Il risultato delle nuove previsioni di spesa è, però, un tesoretto che può venir buono per smussare le asperità del 2020. Se i risparmi su Reddito di cittadinanza e su quota 100 si ripeteranno l’anno prossimo, il Tesoro si troverà a disporre di una decina di miliardi di euro in più, rispetto alla spesa prevista. E, poi, c’è lo spread. La tregua con l’Europa lo sta facendo scendere velocemente e, se le cose non cambiano, gli interessi sui titoli pubblici ci costeranno, in futuro, qualche miliardo di euro in meno di quanto previsto. Basta per scalare la montagna del 2020? La risposta è no, anche perché il governo sta ripetendo gli errori di un anno fa.

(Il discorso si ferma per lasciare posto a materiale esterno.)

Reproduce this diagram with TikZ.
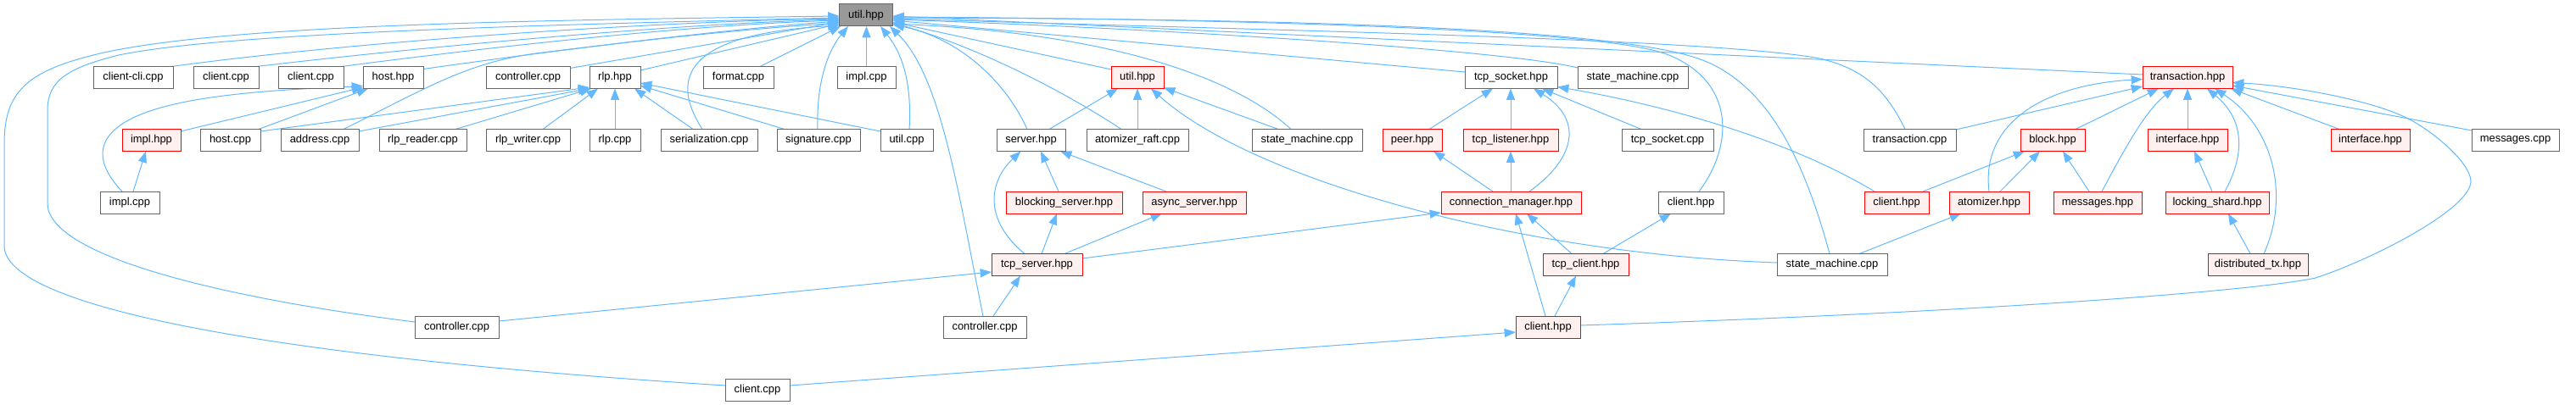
\documentclass[tikz,border=0pt]{standalone}
\usepackage{fontspec}
\setmainfont{Liberation Sans}
\usetikzlibrary{arrows.meta,calc}
\definecolor{edgec}{HTML}{63B8FF}
\definecolor{gborder}{HTML}{666666}
\definecolor{rfill}{HTML}{FFF0F0}
\definecolor{ufill}{HTML}{999999}
\pgfdeclarelayer{bg}
\pgfsetlayers{bg,main}
\begin{document}
\begin{tikzpicture}[x=0.75pt,y=-0.75pt,
 box/.style={draw, rectangle, line width=0.75pt, inner sep=0pt, minimum height=19.5pt, font=\fontsize{9.7}{11}\selectfont, text=black},
 gbox/.style={box, draw=gborder, fill=white},
 rbox/.style={box, draw=red, fill=rfill},
 ubox/.style={box, draw=gborder, fill=ufill},
 bw/.style={minimum width=#1*0.75pt},
 edge/.style={draw=edgec, line width=0.75pt, -{Triangle[length=10pt,width=7.5pt]}}]
\useasboundingbox (0,0) rectangle (3037,478);
% row 0
\node[ubox,bw=63] (util) at (1021,18) {util.hpp};
% row 1
\node[gbox,bw=94] (cli) at (157,91.5) {client-cli.cpp};
\node[gbox,bw=77] (clA) at (266.5,91.5) {client.cpp};
\node[gbox,bw=77] (clB) at (366.5,91.5) {client.cpp};
\node[gbox,bw=71] (hosthpp) at (463.5,91.5) {host.hpp};
\node[gbox,bw=99] (ctrl1) at (622.5,91.5) {controller.cpp};
\node[gbox,bw=60] (rlphpp) at (725,91.5) {rlp.hpp};
\node[gbox,bw=83] (fmt) at (870.5,91.5) {format.cpp};
\node[gbox,bw=69] (impl1) at (1021.5,91.5) {impl.cpp};
\node[rbox,bw=62] (utilr) at (1341,91.5) {util.hpp};
\node[gbox,bw=109] (tcpsock) at (1781.5,91.5) {tcp\_socket.hpp};
\node[gbox,bw=130] (sm1) at (1925,91.5) {state\_machine.cpp};
\node[rbox,bw=106] (txhpp) at (2579,91.5) {transaction.hpp};
% row 2
\node[rbox,bw=69] (implhpp) at (178.5,165.5) {impl.hpp};
\node[gbox,bw=71] (hostcpp) at (271.5,165.5) {host.cpp};
\node[gbox,bw=92] (addr) at (377,165.5) {address.cpp};
\node[gbox,bw=103] (rlpr) at (498.5,165.5) {rlp\_reader.cpp};
\node[gbox,bw=99] (rlpw) at (622.5,165.5) {rlp\_writer.cpp};
\node[gbox,bw=60] (rlpcpp) at (725,165.5) {rlp.cpp};
\node[gbox,bw=114] (ser) at (836,165.5) {serialization.cpp};
\node[gbox,bw=98] (sig) at (965,165.5) {signature.cpp};
\node[gbox,bw=62] (utilcpp) at (1069,165.5) {util.cpp};
\node[gbox,bw=81] (server) at (1215.5,165.5) {server.hpp};
\node[gbox,bw=120] (araft) at (1341,165.5) {atomizer\_raft.cpp};
\node[gbox,bw=130] (sm2) at (1541,165.5) {state\_machine.cpp};
\node[rbox,bw=70] (peer) at (1665,165.5) {peer.hpp};
\node[rbox,bw=112] (tcplis) at (1781,165.5) {tcp\_listener.hpp};
\node[gbox,bw=108] (tcpsockcpp) at (1966,165.5) {tcp\_socket.cpp};
\node[gbox,bw=109] (txcpp) at (2251.5,165.5) {transaction.cpp};
\node[rbox,bw=76] (block) at (2420,165.5) {block.hpp};
\node[rbox,bw=94] (iface1) at (2579,165.5) {interface.hpp};
\node[rbox,bw=93] (iface2) at (2794.5,165.5) {interface.hpp};
\node[gbox,bw=103] (msgcpp) at (2965.5,165.5) {messages.cpp};
% row 3
\node[gbox,bw=70] (impl3) at (153,239) {impl.cpp};
\node[rbox,bw=137] (blocking) at (1254.5,239) {blocking\_server.hpp};
\node[rbox,bw=122] (async) at (1408,239) {async\_server.hpp};
\node[rbox,bw=165] (connmgr) at (1781.5,239) {connection\_manager.hpp};
\node[gbox,bw=77] (clientg) at (1993.5,239) {client.hpp};
\node[rbox,bw=76] (clientr3) at (2236,239) {client.hpp};
\node[rbox,bw=94] (atomizer) at (2345,239) {atomizer.hpp};
\node[rbox,bw=104] (msghpp) at (2473,239) {messages.hpp};
\node[rbox,bw=122] (lshard) at (2614,239) {locking\_shard.hpp};
% row 4
\node[rbox,bw=107] (tcpserver) at (1222.5,312.5) {tcp\_server.hpp};
\node[rbox,bw=101] (tcpclient) at (1869.5,312.5) {tcp\_client.hpp};
\node[gbox,bw=130] (sm4) at (2160,312.5) {state\_machine.cpp};
\node[rbox,bw=118] (dtx) at (2662,312.5) {distributed\_tx.hpp};
% row 5
\node[gbox,bw=99] (ctrl5a) at (538.5,386) {controller.cpp};
\node[gbox,bw=98] (ctrl5b) at (1161,386) {controller.cpp};
\node[rbox,bw=76] (clientr5) at (1825,386) {client.hpp};
% row 6
\node[gbox,bw=76] (client6) at (893,460) {client.cpp};

\begin{pgfonlayer}{bg}
% ---- into util.hpp
\draw[edge] ($(client6)+(-38,-5)$) .. controls (300,420) and (5,360) .. (5,290) -- (5,170) .. controls (5,110) and (30,85) .. (110,65) .. controls (250,30) and (600,24) .. ($(util)+(-31.5,1)$);
\draw[edge] ($(ctrl5a)+(-49.5,-6)$) .. controls (250,350) and (56,300) .. (56,240) -- (56,130) .. controls (56,95) and (80,80) .. (140,65) .. controls (260,40) and (600,30) .. ($(util)+(-31.5,3)$);
\draw[edge] ($(cli)+(45,-13)$) .. controls (450,45) and (800,25) .. ($(util)+(-31.5,4)$);
\draw[edge] ($(clA)+(36,-13)$) .. controls (500,55) and (800,28) .. ($(util)+(-31.5,5)$);
\draw[edge] ($(clB)+(36,-13)$) .. controls (560,58) and (800,30) .. ($(util)+(-31.5,6)$);
\draw[edge] ($(hosthpp)+(35.5,-10)$) .. controls (650,60) and (850,35) .. ($(util)+(-31.5,7)$);
\draw[edge] ($(addr)+(28,-13)$) .. controls (510,100) and (555,72) .. (640,62) .. controls (800,42) and (900,33) .. ($(util)+(-31.5,9)$);
\draw[edge] ($(ctrl1)+(49.5,-11)$) -- ($(util)+(-31.5,8)$);
\draw[edge] ($(rlphpp)+(30,-8.5)$) -- ($(util)+(-31.5,10)$);
\draw[edge] ($(ser)+(-8,-13)$) .. controls (775,70) and (850,38) .. ($(util)+(-31.5,12)$);
\draw[edge] ($(fmt)+(25.5,-13)$) -- ($(util)+(-30,13)$);
\draw[edge] ($(sig)+(-1,-13)$) .. controls (962,90) and (980,55) .. ($(util)+(-21,13)$);
\draw[edge] ($(impl1)+(0,-13)$) -- ($(util)+(0.5,13)$);
\draw[edge] ($(utilcpp)+(3,-13)$) .. controls (1075,100) and (1065,65) .. ($(util)+(17,13)$);
\draw[edge] ($(ctrl5b)+(-2,-13)$) .. controls (1130,230) and (1110,90) .. ($(util)+(28,13)$);
\draw[edge] ($(server)+(-4.5,-13)$) .. controls (1185,95) and (1130,45) .. ($(util)+(31.5,11)$);
\draw[edge] ($(araft)+(-19,-13)$) .. controls (1250,105) and (1150,55) .. ($(util)+(31.5,9)$);
\draw[edge] ($(utilr)+(-31,-9.5)$) -- ($(util)+(31.5,8)$);
\draw[edge] ($(tcpsock)+(-54.5,-6.5)$) -- ($(util)+(31.5,6)$);
\draw[edge] ($(sm1)+(-65,-11.5)$) .. controls (1780,60) and (1400,35) .. ($(util)+(31.5,5)$);
\draw[edge] ($(sm2)+(-19,-13)$) .. controls (1460,95) and (1320,40) .. ($(util)+(31.5,10)$);
\draw[edge] ($(txhpp)+(-53,-3.5)$) -- ($(util)+(31.5,1)$);
\draw[edge] ($(txcpp)+(-5.5,-13)$) .. controls (2225,110) and (2200,80) .. (2140,68) .. controls (2000,45) and (1500,36) .. ($(util)+(31.5,4)$);
\draw[edge] ($(clientg)+(9.5,-13)$) .. controls (2045,170) and (2045,95) .. (1965,64) .. controls (1880,32) and (1400,22) .. ($(util)+(31.5,2)$);
\draw[edge] ($(sm4)+(-3,-13)$) .. controls (2130,200) and (2090,105) .. (2010,72) .. controls (1900,27) and (1400,22) .. ($(util)+(31.5,3)$);
% ---- into util.hpp (red)
\draw[edge] ($(server)+(21.5,-13)$) -- ($(utilr)+(-23,13)$);
\draw[edge] ($(araft)+(0,-13)$) -- ($(utilr)+(0,13)$);
\draw[edge] ($(sm2)+(-34,-13)$) -- ($(utilr)+(31,12)$);
\draw[edge] ($(sm4)+(-65,-2.5)$) .. controls (1800,300) and (1480,215) .. ($(utilr)+(16,13)$);
% ---- into rlp.hpp
\draw[edge] ($(hostcpp)+(35.5,-10.5)$) -- ($(rlphpp)+(-30,11.5)$);
\draw[edge] ($(addr)+(46,-10.5)$) -- ($(rlphpp)+(-30,13)$);
\draw[edge] ($(rlpr)+(38.5,-13)$) -- ($(rlphpp)+(-28,13)$);
\draw[edge] ($(rlpw)+(17.5,-13)$) -- ($(rlphpp)+(-20,13)$);
\draw[edge] ($(rlpcpp)+(0,-13)$) -- ($(rlphpp)+(0,13)$);
\draw[edge] ($(ser)+(-19,-13)$) -- ($(rlphpp)+(23,13)$);
\draw[edge] ($(sig)+(-40,-13)$) -- ($(rlphpp)+(30,9.5)$);
\draw[edge] ($(utilcpp)+(-31,-10.5)$) -- ($(rlphpp)+(30,6.5)$);
% ---- into host.hpp / impl.hpp
\draw[edge] ($(implhpp)+(34.5,-10.5)$) -- ($(hosthpp)+(-35.5,11.5)$);
\draw[edge] ($(hostcpp)+(33.5,-13)$) -- ($(hosthpp)+(-29.5,13)$);
\draw[edge] ($(impl3)+(-9,-13)$) .. controls (105,185) and (105,140) .. (230,118) .. controls (300,106) and (380,104) .. ($(hosthpp)+(-35.5,10)$);
\draw[edge] ($(impl3)+(4,-13)$) -- ($(implhpp)+(-6.5,13)$);
% ---- server family
\draw[edge] ($(tcpserver)+(-14.5,-13)$) .. controls (1160,260) and (1165,215) .. ($(server)+(-12,13)$);
\draw[edge] ($(blocking)+(-6.5,-13)$) -- ($(server)+(11.5,13)$);
\draw[edge] ($(async)+(-33,-13)$) -- ($(server)+(34.5,13)$);
\draw[edge] ($(tcpserver)+(5.5,-13)$) -- ($(blocking)+(-8.5,13)$);
\draw[edge] ($(tcpserver)+(32.5,-13)$) -- ($(async)+(-38,13)$);
\draw[edge] ($(ctrl5a)+(49.5,-7)$) -- ($(tcpserver)+(-53.5,8.5)$);
\draw[edge] ($(ctrl5b)+(10,-13)$) -- ($(tcpserver)+(-19.5,13)$);
\draw[edge] ($(tcpserver)+(53.5,-7.5)$) -- ($(connmgr)+(-82.5,12)$);
% ---- into tcp_socket.hpp
\draw[edge] ($(peer)+(20,-13)$) -- ($(tcpsock)+(-21.5,13)$);
\draw[edge] ($(tcplis)+(0,-13)$) -- ($(tcpsock)+(-0.5,13)$);
\draw[edge] ($(connmgr)+(21.5,-13)$) .. controls (1860,185) and (1865,140) .. ($(tcpsock)+(26.5,13)$);
\draw[edge] ($(tcpsockcpp)+(-31,-13)$) -- ($(tcpsock)+(36.5,13)$);
\draw[edge] ($(clientr3)+(-26,-13)$) .. controls (2100,160) and (1950,122) .. ($(tcpsock)+(54.5,11)$);
% ---- connection manager family
\draw[edge] ($(connmgr)+(-21.5,-13)$) -- ($(peer)+(25,13)$);
\draw[edge] ($(connmgr)+(-0.5,-13)$) -- ($(tcplis)+(0,13)$);
\draw[edge] ($(tcpclient)+(-16.5,-13)$) -- ($(connmgr)+(18.5,13)$);
\draw[edge] ($(clientr5)+(-3,-13)$) -- ($(connmgr)+(5.5,13)$);
\draw[edge] ($(tcpclient)+(20.5,-13)$) -- ($(clientg)+(-23.5,13)$);
\draw[edge] ($(clientr5)+(8,-13)$) -- ($(tcpclient)+(-11.5,13)$);
\draw[edge] ($(client6)+(38,-5)$) -- ($(clientr5)+(-38,6)$);
\draw[edge] ($(clientr5)+(38,-2)$) .. controls (2300,370) and (2650,345) .. (2730,328) .. controls (2800,305) and (2915,245) .. (2913,213) .. controls (2911,190) and (2865,152) .. (2835,138) .. controls (2790,117) and (2700,101) .. ($(txhpp)+(53,6)$);
% ---- into transaction.hpp
\draw[edge] ($(atomizer)+(0,-13)$) .. controls (2335,145) and (2410,100) .. ($(txhpp)+(-53,2)$);
\draw[edge] ($(txcpp)+(54.5,-12.5)$) -- ($(txhpp)+(-53,10.5)$);
\draw[edge] ($(block)+(27,-13)$) -- ($(txhpp)+(-34,13)$);
\draw[edge] ($(msghpp)+(5,-13)$) .. controls (2505,175) and (2530,130) .. ($(txhpp)+(-16,13)$);
\draw[edge] ($(iface1)+(0,-13)$) -- ($(txhpp)+(0,13)$);
\draw[edge] ($(lshard)+(9,-13)$) .. controls (2648,180) and (2645,140) .. ($(txhpp)+(23,13)$);
\draw[edge] ($(dtx)+(7,-13)$) .. controls (2700,230) and (2680,150) .. ($(txhpp)+(32,13)$);
\draw[edge] ($(iface2)+(-36.5,-13)$) -- ($(txhpp)+(51,13)$);
\draw[edge] ($(msgcpp)+(-51.5,-11.5)$) -- ($(txhpp)+(53,9.5)$);
% ---- into block.hpp and others
\draw[edge] ($(clientr3)+(31,-13)$) -- ($(block)+(-33,13)$);
\draw[edge] ($(atomizer)+(13,-13)$) -- ($(block)+(-15,13)$);
\draw[edge] ($(msghpp)+(-10,-13)$) -- ($(block)+(12,13)$);
\draw[edge] ($(sm4)+(32,-13)$) -- ($(atomizer)+(-33,13)$);
\draw[edge] ($(lshard)+(-6,-13)$) -- ($(iface1)+(8,13)$);
\draw[edge] ($(dtx)+(-9,-13)$) -- ($(lshard)+(13,13)$);
\end{pgfonlayer}
\end{tikzpicture}
\end{document}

Il tesoretto, infatti, è appena sufficiente per dimezzare i 23 miliardi di euro di aumento dell’Iva, che sono già in bilancio. Il governo intende, invece, cancellare l’aumento che, secondo le simulazioni della Banca d’Italia, colpirebbe i consumi e zavorrerebbe il paese, già sull’orlo della recessione. Anche con il tesoretto, bisogna comunque trovare una dozzina di miliardi. Più spese indifferibili e trascinamenti vari, siamo già di fronte ad una manovra da una ventina di miliardi, per contenere il disavanzo in limiti accettabili. È il treno pericolante a cui si aggiungono i pesanti vagoni della flat tax rivendicata da Salvini, che vale (facendo la media fra le stime della Lega e quelle indipendenti) una quindicina di miliardi. Totale della manovra 2020: anche con i nuovi risparmi, 35 miliardi, che nessuno sa dove andare a prendere.
È qui che Salvini sconta il suo isolamento europeo. Politico ed economico. Il leader della Lega non ha alleati nella sua richiesta di riscrivere le regole europee di bilancio. Nessuno sembra intenzionato a spendere un po’ del suo patrimonio politico per aiutare Salvini a riscrivere delle regole che, oggi, danno sostanzialmente fastidio soltanto ad un’Italia che perde terreno rispetto alle altre economie. Finora, dal pensatoio della Lega è uscita – via Alberto Bagnai – una sola idea di nuove regole. Cancellare tutto l’armamentario sul deficit strutturale e le prospettive di debito e tornare al Maastricht originario: un deficit di bilancio non superiore al 3 per cento. Nello stile Lega, è una proposta semplice, schematica, che guarda indietro ed è, probabilmente, fasulla. Il 3 per cento è un limite secco, ma anche non flessibile e, per l’Italia, potrebbe anche essere peggio. Senza l’aumento Iva e con la flat tax, il disavanzo 2020 è già superiore.